Andreas Klebinger , 24 Eki 2019 Per, 14:48
tarihinde şunu yazdı:
>
> Hello devs,
>
> I also often jump to files. In my case usually using VS Code using Ctr+P as 
> well which searches for files by name.
> While I can check which folder a file is in in the case of duplicates it is a 
> overhead which this refactor forces onto me.
>
> While there are workarounds, both for my case as for Matts. It's worth asking 
> if requiring these workarounds is better
> than just accepting redundant prefixes on module names.
>
> Personally I would prefer unique file names even at the cost of redundancy.
> I rarely add import statements/full module names, but I *very* often jump to 
> files.
>
> Cheers
> Andreas
>
> Bryan Richter schrieb am 23.10.2019 um 18:00:
>
> Duplicate record fields is going to make this a bigger problem.

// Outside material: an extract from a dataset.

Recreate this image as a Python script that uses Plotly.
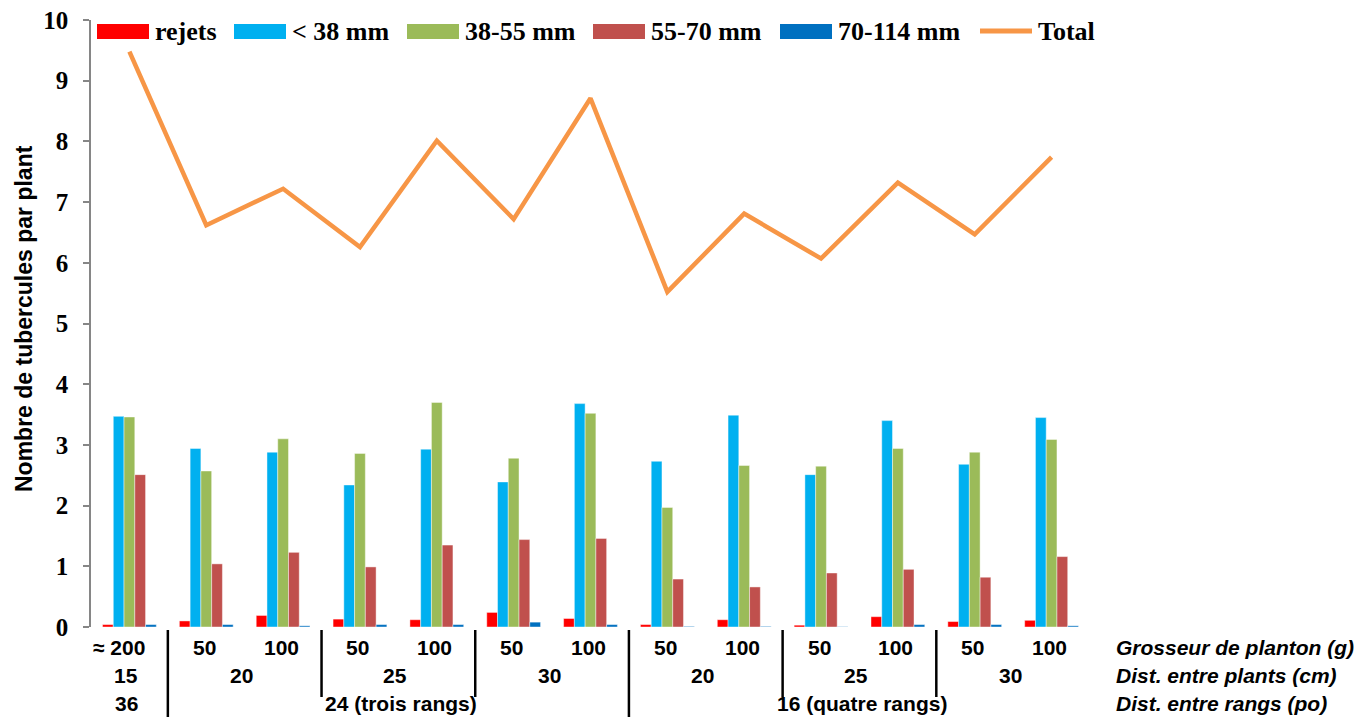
import plotly.graph_objects as go

# ---------------- data ----------------
planton = ["≈ 200", "50", "100", "50", "100", "50", "100", "50", "100", "50", "100", "50", "100"]
plants_labels = ["15", "20", "25", "30", "20", "25", "30"]
plants_spans = [(0, 0), (1, 2), (3, 4), (5, 6), (7, 8), (9, 10), (11, 12)]
rangs_labels = ["36", "24 (trois rangs)", "16 (quatre rangs)"]
rangs_spans = [(0, 0), (1, 6), (7, 12)]
row_titles = ["Grosseur de planton (g)", "Dist. entre plants (cm)", "Dist. entre rangs (po)"]
y_title = "Nombre de tubercules par plant"

series_names = ["rejets", "< 38 mm", "38-55 mm", "55-70 mm", "70-114 mm"]
rejets = [0.04, 0.10, 0.19, 0.13, 0.12, 0.24, 0.14, 0.04, 0.12, 0.03, 0.17, 0.09, 0.11]
lt38 = [3.47, 2.94, 2.88, 2.34, 2.93, 2.39, 3.68, 2.73, 3.49, 2.51, 3.40, 2.68, 3.45]
m38_55 = [3.46, 2.57, 3.10, 2.86, 3.70, 2.78, 3.52, 1.97, 2.66, 2.65, 2.94, 2.88, 3.09]
m55_70 = [2.51, 1.04, 1.23, 0.99, 1.35, 1.44, 1.46, 0.79, 0.66, 0.89, 0.95, 0.82, 1.16]
m70_114 = [0.04, 0.04, 0.02, 0.04, 0.04, 0.08, 0.04, 0.01, 0.01, 0.005, 0.04, 0.04, 0.02]
total_name = "Total"
total = [9.48, 6.62, 7.22, 6.26, 8.01, 6.72, 8.71, 5.52, 6.81, 6.07, 7.32, 6.47, 7.74]

colors = ["#FF0000", "#00B0F0", "#9BBB59", "#C0504D", "#0070C0"]
total_color = "#F79646"

# ---------------- layout geometry (page pixels) ----------------
PAGE_W, PAGE_H = 1372, 717
OFF = 8  # default body margin of the html page
L, T, R_EDGE, B_EDGE = 91, 20, 1090, 627
FIG_W, FIG_H = PAGE_W - OFF, PAGE_H - OFF


def px(x):
    return (x - L) / (R_EDGE - L)


def py(y):
    return (B_EDGE - y) / (B_EDGE - T)


x_idx = list(range(len(planton)))
sans = "Liberation Sans"
serif = "Liberation Serif"

fig = go.Figure()
for name, vals, col in zip(series_names, [rejets, lt38, m38_55, m55_70, m70_114], colors):
    fig.add_trace(go.Bar(x=x_idx, y=vals, name=name,
                         marker=dict(color=col, line=dict(width=0.8, color="rgba(255,255,255,0.55)")),
                         showlegend=False))
fig.add_trace(go.Scatter(x=x_idx, y=total, name=total_name, mode="lines",
                         line=dict(color=total_color, width=4.5), showlegend=False))

annotations = []
shapes = []

# category label rows
row_y = [py(647), py(675), py(703)]
lab_font = dict(family=sans, size=21, color="black", weight="bold")
for i, lab in enumerate(planton):
    annotations.append(dict(x=i, y=row_y[0], xref="x", yref="paper", text=lab, showarrow=False,
                            font=lab_font, xanchor="center", yanchor="middle",
                            xshift=-10 if i == 0 else -2))
for lab, (a, b) in zip(plants_labels, plants_spans):
    annotations.append(dict(x=(a + b) / 2, y=row_y[1], xref="x", yref="paper", text=lab, showarrow=False,
                            font=lab_font, xanchor="center", yanchor="middle", xshift=-3))
for lab, (a, b) in zip(rangs_labels, rangs_spans):
    annotations.append(dict(x=(a + b) / 2, y=row_y[2], xref="x", yref="paper", text=lab, showarrow=False,
                            font=lab_font, xanchor="center", yanchor="middle", xshift=3 if a > 0 else -3))
for t, yy in zip(row_titles, row_y):
    annotations.append(dict(x=px(1114), y=yy, xref="paper", yref="paper", text=t, showarrow=False,
                            font=dict(family=sans, size=21, color="black", weight="bold", style="italic"),
                            xanchor="left", yanchor="middle"))

# separators
for a, b in zip(plants_spans[:-1], plants_spans[1:]):
    xb = a[1] + 0.5
    major = any(s[0] == b[0] for s in rangs_spans)
    shapes.append(dict(type="line", xref="x", yref="paper", x0=xb, x1=xb,
                       y0=py(630), y1=py(717) if major else py(697),
                       line=dict(color="black", width=2.5)))

# y title
annotations.append(dict(x=px(24), y=py(319), xref="paper", yref="paper", text=y_title, textangle=-90,
                        showarrow=False, font=dict(family=sans, size=23, color="black", weight="bold"),
                        xanchor="center", yanchor="middle"))

# manual legend
leg_y0, leg_y1 = py(24), py(39)
leg_mid = py(31)
leg_font = dict(family=serif, size=26, color="black", weight="bold")
sw_x = [97, 234, 407, 593, 780]
for name, col, x0 in zip(series_names, colors, sw_x):
    shapes.append(dict(type="rect", xref="paper", yref="paper", x0=px(x0), x1=px(x0 + 52),
                       y0=leg_y0, y1=leg_y1, fillcolor=col, line=dict(width=0)))
    annotations.append(dict(x=px(x0 + 56), y=leg_mid, xref="paper", yref="paper", text=name, showarrow=False,
                            font=leg_font, xanchor="left", yanchor="middle"))
shapes.append(dict(type="line", xref="paper", yref="paper", x0=px(980), x1=px(1032), y0=leg_mid, y1=leg_mid,
                   line=dict(color=total_color, width=5)))
annotations.append(dict(x=px(1036), y=leg_mid, xref="paper", yref="paper", text=total_name, showarrow=False,
                        font=leg_font, xanchor="left", yanchor="middle"))

fig.update_layout(
    width=FIG_W, height=FIG_H,
    margin=dict(l=L - OFF, r=PAGE_W - R_EDGE, t=T - OFF, b=PAGE_H - B_EDGE, pad=0, autoexpand=False),
    paper_bgcolor="white", plot_bgcolor="white",
    barmode="group", bargap=0.3, bargroupgap=0,
    showlegend=False,
    annotations=annotations, shapes=shapes,
    xaxis=dict(range=[-0.5, len(planton) - 0.5], showticklabels=False, showgrid=False, zeroline=False,
               showline=False, ticks="", automargin=False),
    yaxis=dict(range=[0, 10], dtick=1, showgrid=False, zeroline=False, showline=True, linecolor="#868686",
               linewidth=1.5, ticks="outside", ticklen=6, tickcolor="#868686", tickwidth=1.5,
               ticklabelstandoff=10, ticklabeloverflow="allow", automargin=False,
               tickfont=dict(family=serif, size=25, color="black", weight="bold")),
)

fig.write_html("out.html")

Vim does 
> support duplicate tags (:tselect and :tjump and related bindings), but 
> hopefully haskell-ide-engine will one day provide us with semantic tags and 
> solve this problem once and for all!
>
> On Wed, 23 Oct 2019, 17.49 Matthew Pickering,  
> wrote:
>>
>> Thanks Omer, Sylvain and Sebastian
>>
>> .
>>
>> I just configured my editor to use fzf and now I can use the `:GFiles`
>> command to perform fuzzy search on files which is probably better than
>> tags. If anyone else is using NixOS, all I had to do was add the
>> `fzf-vim` plugin to the vim configuration.
>>
>> Cheers,
>>
>> Matt
>>
>> On Wed, Oct 23, 2019 at 2:54 PM Ömer Sinan Ağacan  
>> wrote:
>> >
>> > I use a file finder (fzf) for jumping to files. Because module names 
>> > follow file
>> > paths to jump to e.g. StgToCmmUtils.Utils I usually type 
>> > `stgcmmutils` and
>> > fzf finds the correct file `compiler/GHC/StgToCmm/Utils.hs`.
>> >
>> > When generating tags I omit module names for this reason, it's easy with a 
>> > good
>> > file finder to jump to modules already, no need to generate tags for the
>> > modules.
>> >
>> > fast-tags commands I use:
>> >
>> > - When working on the compiler:
>> >
>> >   $ fast-tags --no-module-tags driver ghc compiler
>> >
>> > - When working on the RTS:
>> >
>> >   $ fast-tags --no-module-tags driver ghc compiler
>> >   $ ctags --append -R rts/**/*.c rts/**/*.h includes/**/*.h
>> >
>> > - When working on the libraries:
>> >
>> >   $ fast-tags --no-module-tags driver ghc compiler libraries
>> >
>> > Ömer
>> >
>> > Sebastian Graf , 23 Eki 2019 Çar, 16:49 tarihinde
>> > şunu yazdı:
>> > >
>> > > FWIW, I'm using VSCode's fuzzy file search with Ctrl+P (and vim's 
>> > > equivalent) rather successfully. Just tried it for Hs/Utils.hs by typing 
>> > > 'hsutils.hs'. It didn't turn up as the first result in VSCode, but it in 
>> > > vim.
>> > >
>> > > Am Mi., 23. Okt. 2019 um 14:27 Uhr schrieb Matthew Pickering 
>> > > :
>> > >>
>> > >> I use `fast-tags` which doesn't look at the hierarchy at all and I'm
>> > >> not sure what the improvement would be as the names of the modules
>> > >> would still clash.
>> > >>
>> > >> If there is some other recommended way to jump to a module then that
>> > >> would also work for me.
>> > >>
>> > >> Matt
>> > >>
>> > >>
>> > >> On Wed, Oct 23, 2019 at 12:08 PM Sylvain Henry  
>> > >> wrote:
>> > >> >
>> > >> > Hi,
>> > >> >
>> > >> > How do you generate your tags file? It seems to be a shortcoming of 
>> > >> > the
>> > >> > generator to not take into account the location of the definition 
>> > >> > file.
>> > >> >
>> > >> >  > Perhaps `HsUtils` and `StgUtils` would be appropriate to
>> > >> > disambiguate`Hs/Utils` and `StgToCmm/Utils`.
>> > >> >
>> > >> > We are promoting the module prefixes (`Hs`, `Stg`, `Tc`, etc.) into
>> > >> > proper module layers (e.g. `HsUtils` becomes `GHC.Hs.Utils`) so it 
>> > >> > would
>> > >> > be redundant to add the prefixes back. :/
>> > >> >
>> > >> > Cheers,
>> > >> > Sylvain
>> > >> >
>> > >> > On 23/10/2019 12:52, Matthew Pickering wrote:
>> > >> > > Hi,
>> > >> > >
>> > >> > > The module rework has broken my workflow.
>> > >> > >
>> > >> > > Now my tags file is useless for jumping for modules as there are
>> > >> > > multiple "Utils" and "Types" modules. Invariable I am jumping to the
>> > >> > > wrong one. What do other people do to avoid this?